PROBLEM TO SOLVE -
Return all of the data exactly, with nothing left out but the pictures.
━━━━━━━━━━━━━━━━━━━━
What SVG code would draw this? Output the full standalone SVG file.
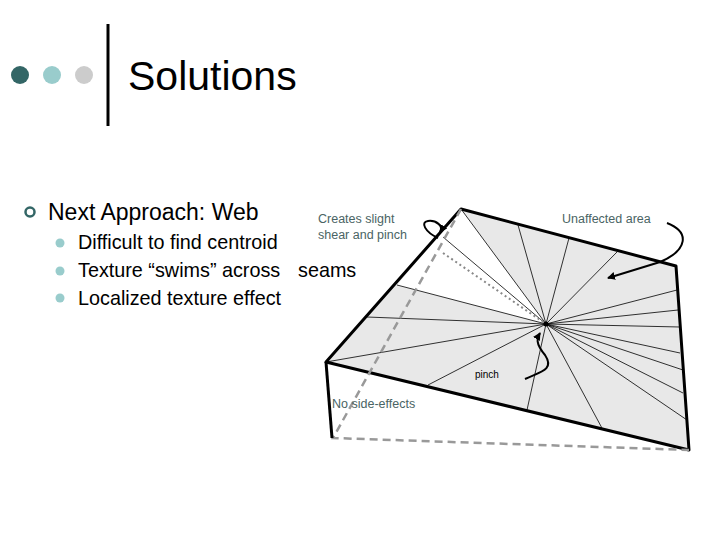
<svg xmlns="http://www.w3.org/2000/svg" width="720" height="540" viewBox="0 0 720 540">
<style>
text{font-family:"Liberation Sans",Arial,sans-serif}
.b{font-size:19.8px;fill:#000}
.n{font-size:12.5px;fill:#4a6464}
.r{stroke:#000;stroke-width:0.8}
.e{stroke:#000;stroke-width:3;fill:none}
.d{stroke:#999;stroke-width:2.5;stroke-dasharray:8 5;fill:none}
.c{stroke:#000;stroke-width:2;fill:none}
</style>
<defs><marker id="a" markerWidth="8" markerHeight="8" refX="7" refY="4" orient="auto" markerUnits="userSpaceOnUse"><path d="M0,0L8,4L0,8z" fill="#000"/></marker></defs>
<rect width="720" height="540" fill="#fff"/>
<g id="header">
<circle cx="20" cy="75" r="9" fill="#336666"/><circle cx="52" cy="75" r="9" fill="#99cccc"/><circle cx="84" cy="75" r="9" fill="#cccccc"/>
<line x1="108" y1="24" x2="108" y2="126" stroke="#000" stroke-width="3"/>
<text x="128" y="90" font-size="41">Solutions</text>
</g>
<g id="bullets">
<circle cx="30" cy="212" r="4.5" fill="none" stroke="#336666" stroke-width="2.5"/>
<text x="48" y="220" font-size="23">Next Approach: Web</text>
<circle cx="60" cy="243" r="4.5" fill="#99cccc"/><text class="b" x="78" y="249">Difficult to find centroid</text>
<circle cx="60" cy="271" r="4.5" fill="#99cccc"/><text class="b" x="78" y="277">Texture “swims” across</text>
<circle cx="60" cy="298" r="4.5" fill="#99cccc"/><text class="b" x="78" y="305">Localized texture effect</text>
<text class="b" x="298" y="277">seams</text>
</g>
<g id="mesh">
<polygon points="461,209 676,266 689,450 326,362" fill="#e8e8e8"/>
<polygon points="461,209 397,285 546,324" fill="#fff"/>
<g class="r">
<line x1="546" y1="324" x2="461" y2="209"/><line x1="546" y1="324" x2="518" y2="225"/><line x1="546" y1="324" x2="569" y2="238"/><line x1="546" y1="324" x2="617" y2="252"/>
<line x1="546" y1="324" x2="677" y2="290"/><line x1="546" y1="324" x2="678" y2="310"/><line x1="546" y1="324" x2="680" y2="327"/><line x1="546" y1="324" x2="680" y2="353"/><line x1="546" y1="324" x2="683" y2="370"/><line x1="546" y1="324" x2="683" y2="393"/><line x1="546" y1="324" x2="687" y2="420"/>
<line x1="546" y1="324" x2="603" y2="430"/><line x1="546" y1="324" x2="527" y2="410"/><line x1="546" y1="324" x2="428" y2="385"/>
<line x1="546" y1="324" x2="326" y2="362"/><line x1="546" y1="324" x2="367" y2="317"/><line x1="546" y1="324" x2="397" y2="285"/><line x1="546" y1="324" x2="443" y2="237"/>
</g>
<line x1="443" y1="253" x2="546" y2="324" stroke="#888" stroke-width="2" stroke-dasharray="2 3"/>
<circle cx="546" cy="324" r="2.5"/>
<polygon points="461,209 676,266 689,450 326,362" class="e" stroke-linejoin="round"/>
<polyline points="461,209 333,438 689,450" class="d"/>
<line x1="326" y1="362" x2="332" y2="438" stroke="#000" stroke-width="3"/>
</g>
<g id="connectors">
<path class="c" d="M438,238 C425,232 420,222 428,221 C436,220 444,226 440,232" marker-end="url(#a)"/>
<path class="c" d="M667,223 C690,232 688,250 660,262 L608,278" marker-end="url(#a)"/>
<path class="c" d="M525,379 C540,372 555,370 545,355 C535,343 537,338 540,333" marker-end="url(#a)"/>
</g>
<g id="labels">
<text class="n" x="318" y="223">Creates slight</text>
<text class="n" x="318" y="239">shear and pinch</text>
<text class="n" x="562" y="223">Unaffected area</text>
<text x="475" y="378" font-size="10">pinch</text>
<text class="n" x="332" y="408">No side-effects</text>
</g>
</svg>
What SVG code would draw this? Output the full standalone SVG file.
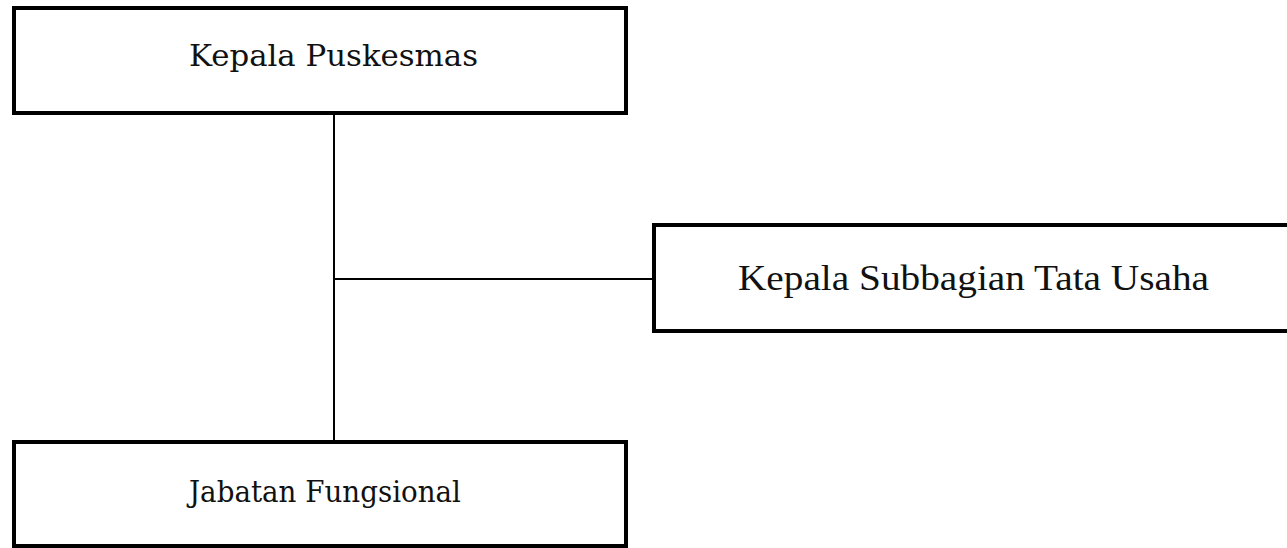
<svg xmlns="http://www.w3.org/2000/svg" width="1287" height="548" viewBox="0 0 1287 548">
  <style>
    .box { fill: #ffffff; stroke: #000000; stroke-width: 4; }
    .label { font-family: "DejaVu Serif", "Liberation Serif", serif; font-size: 29px; fill: #111111; }
    .label-alt { font-family: "Liberation Serif", "DejaVu Serif", serif; font-size: 35px; fill: #111111; }
    .wire { stroke: #000000; stroke-width: 2; fill: none; }
  </style>
  <rect width="1287" height="548" fill="#ffffff"/>

  <g id="connectors">
    <line class="wire" x1="334" y1="113" x2="334" y2="442"/>
    <line class="wire" x1="334" y1="279" x2="654" y2="279"/>
  </g>

  <g id="kepala-puskesmas">
    <rect class="box" x="14" y="8" width="612" height="105"/>
    <text class="label" x="189" y="66" textLength="289" lengthAdjust="spacingAndGlyphs">Kepala Puskesmas</text>
  </g>

  <g id="kepala-subbagian-tata-usaha">
    <rect class="box" x="654" y="225" width="640" height="106"/>
    <text class="label-alt" x="738" y="290" textLength="471" lengthAdjust="spacingAndGlyphs">Kepala Subbagian Tata Usaha</text>
  </g>

  <g id="jabatan-fungsional">
    <rect class="box" x="14" y="442" width="612" height="104"/>
    <text class="label" x="189" y="502" textLength="272" lengthAdjust="spacingAndGlyphs">Jabatan Fungsional</text>
  </g>
</svg>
━━━━━━━━━━━━━━━━━━━━
EXPECTED ANSWER -
What SVG code would draw this? Output the full standalone SVG file.
<svg xmlns="http://www.w3.org/2000/svg" width="720" height="540" viewBox="0 0 720 540">
<style>
text{font-family:"Liberation Sans",Arial,sans-serif}
.b{font-size:19.8px;fill:#000}
.n{font-size:12.5px;fill:#4a6464}
.r{stroke:#000;stroke-width:0.8}
.e{stroke:#000;stroke-width:3;fill:none}
.d{stroke:#999;stroke-width:2.5;stroke-dasharray:8 5;fill:none}
.c{stroke:#000;stroke-width:2;fill:none}
</style>
<defs><marker id="a" markerWidth="8" markerHeight="8" refX="7" refY="4" orient="auto" markerUnits="userSpaceOnUse"><path d="M0,0L8,4L0,8z" fill="#000"/></marker></defs>
<rect width="720" height="540" fill="#fff"/>
<g id="header">
<circle cx="20" cy="75" r="9" fill="#336666"/><circle cx="52" cy="75" r="9" fill="#99cccc"/><circle cx="84" cy="75" r="9" fill="#cccccc"/>
<line x1="108" y1="24" x2="108" y2="126" stroke="#000" stroke-width="3"/>
<text x="128" y="90" font-size="41">Solutions</text>
</g>
<g id="bullets">
<circle cx="30" cy="212" r="4.5" fill="none" stroke="#336666" stroke-width="2.5"/>
<text x="48" y="220" font-size="23">Next Approach: Web</text>
<circle cx="60" cy="243" r="4.5" fill="#99cccc"/><text class="b" x="78" y="249">Difficult to find centroid</text>
<circle cx="60" cy="271" r="4.5" fill="#99cccc"/><text class="b" x="78" y="277">Texture “swims” across</text>
<circle cx="60" cy="298" r="4.5" fill="#99cccc"/><text class="b" x="78" y="305">Localized texture effect</text>
<text class="b" x="298" y="277">seams</text>
</g>
<g id="mesh">
<polygon points="461,209 676,266 689,450 326,362" fill="#e8e8e8"/>
<polygon points="461,209 397,285 546,324" fill="#fff"/>
<g class="r">
<line x1="546" y1="324" x2="461" y2="209"/><line x1="546" y1="324" x2="518" y2="225"/><line x1="546" y1="324" x2="569" y2="238"/><line x1="546" y1="324" x2="617" y2="252"/>
<line x1="546" y1="324" x2="677" y2="290"/><line x1="546" y1="324" x2="678" y2="310"/><line x1="546" y1="324" x2="680" y2="327"/><line x1="546" y1="324" x2="680" y2="353"/><line x1="546" y1="324" x2="683" y2="370"/><line x1="546" y1="324" x2="683" y2="393"/><line x1="546" y1="324" x2="687" y2="420"/>
<line x1="546" y1="324" x2="603" y2="430"/><line x1="546" y1="324" x2="527" y2="410"/><line x1="546" y1="324" x2="428" y2="385"/>
<line x1="546" y1="324" x2="326" y2="362"/><line x1="546" y1="324" x2="367" y2="317"/><line x1="546" y1="324" x2="397" y2="285"/><line x1="546" y1="324" x2="443" y2="237"/>
</g>
<line x1="443" y1="253" x2="546" y2="324" stroke="#888" stroke-width="2" stroke-dasharray="2 3"/>
<circle cx="546" cy="324" r="2.5"/>
<polygon points="461,209 676,266 689,450 326,362" class="e" stroke-linejoin="round"/>
<polyline points="461,209 333,438 689,450" class="d"/>
<line x1="326" y1="362" x2="332" y2="438" stroke="#000" stroke-width="3"/>
</g>
<g id="connectors">
<path class="c" d="M438,238 C425,232 420,222 428,221 C436,220 444,226 440,232" marker-end="url(#a)"/>
<path class="c" d="M667,223 C690,232 688,250 660,262 L608,278" marker-end="url(#a)"/>
<path class="c" d="M525,379 C540,372 555,370 545,355 C535,343 537,338 540,333" marker-end="url(#a)"/>
</g>
<g id="labels">
<text class="n" x="318" y="223">Creates slight</text>
<text class="n" x="318" y="239">shear and pinch</text>
<text class="n" x="562" y="223">Unaffected area</text>
<text x="475" y="378" font-size="10">pinch</text>
<text class="n" x="332" y="408">No side-effects</text>
</g>
</svg>
What SVG code would draw this? Output the full standalone SVG file.
<svg xmlns="http://www.w3.org/2000/svg" width="1287" height="548" viewBox="0 0 1287 548">
  <style>
    .box { fill: #ffffff; stroke: #000000; stroke-width: 4; }
    .label { font-family: "DejaVu Serif", "Liberation Serif", serif; font-size: 29px; fill: #111111; }
    .label-alt { font-family: "Liberation Serif", "DejaVu Serif", serif; font-size: 35px; fill: #111111; }
    .wire { stroke: #000000; stroke-width: 2; fill: none; }
  </style>
  <rect width="1287" height="548" fill="#ffffff"/>

  <g id="connectors">
    <line class="wire" x1="334" y1="113" x2="334" y2="442"/>
    <line class="wire" x1="334" y1="279" x2="654" y2="279"/>
  </g>

  <g id="kepala-puskesmas">
    <rect class="box" x="14" y="8" width="612" height="105"/>
    <text class="label" x="189" y="66" textLength="289" lengthAdjust="spacingAndGlyphs">Kepala Puskesmas</text>
  </g>

  <g id="kepala-subbagian-tata-usaha">
    <rect class="box" x="654" y="225" width="640" height="106"/>
    <text class="label-alt" x="738" y="290" textLength="471" lengthAdjust="spacingAndGlyphs">Kepala Subbagian Tata Usaha</text>
  </g>

  <g id="jabatan-fungsional">
    <rect class="box" x="14" y="442" width="612" height="104"/>
    <text class="label" x="189" y="502" textLength="272" lengthAdjust="spacingAndGlyphs">Jabatan Fungsional</text>
  </g>
</svg>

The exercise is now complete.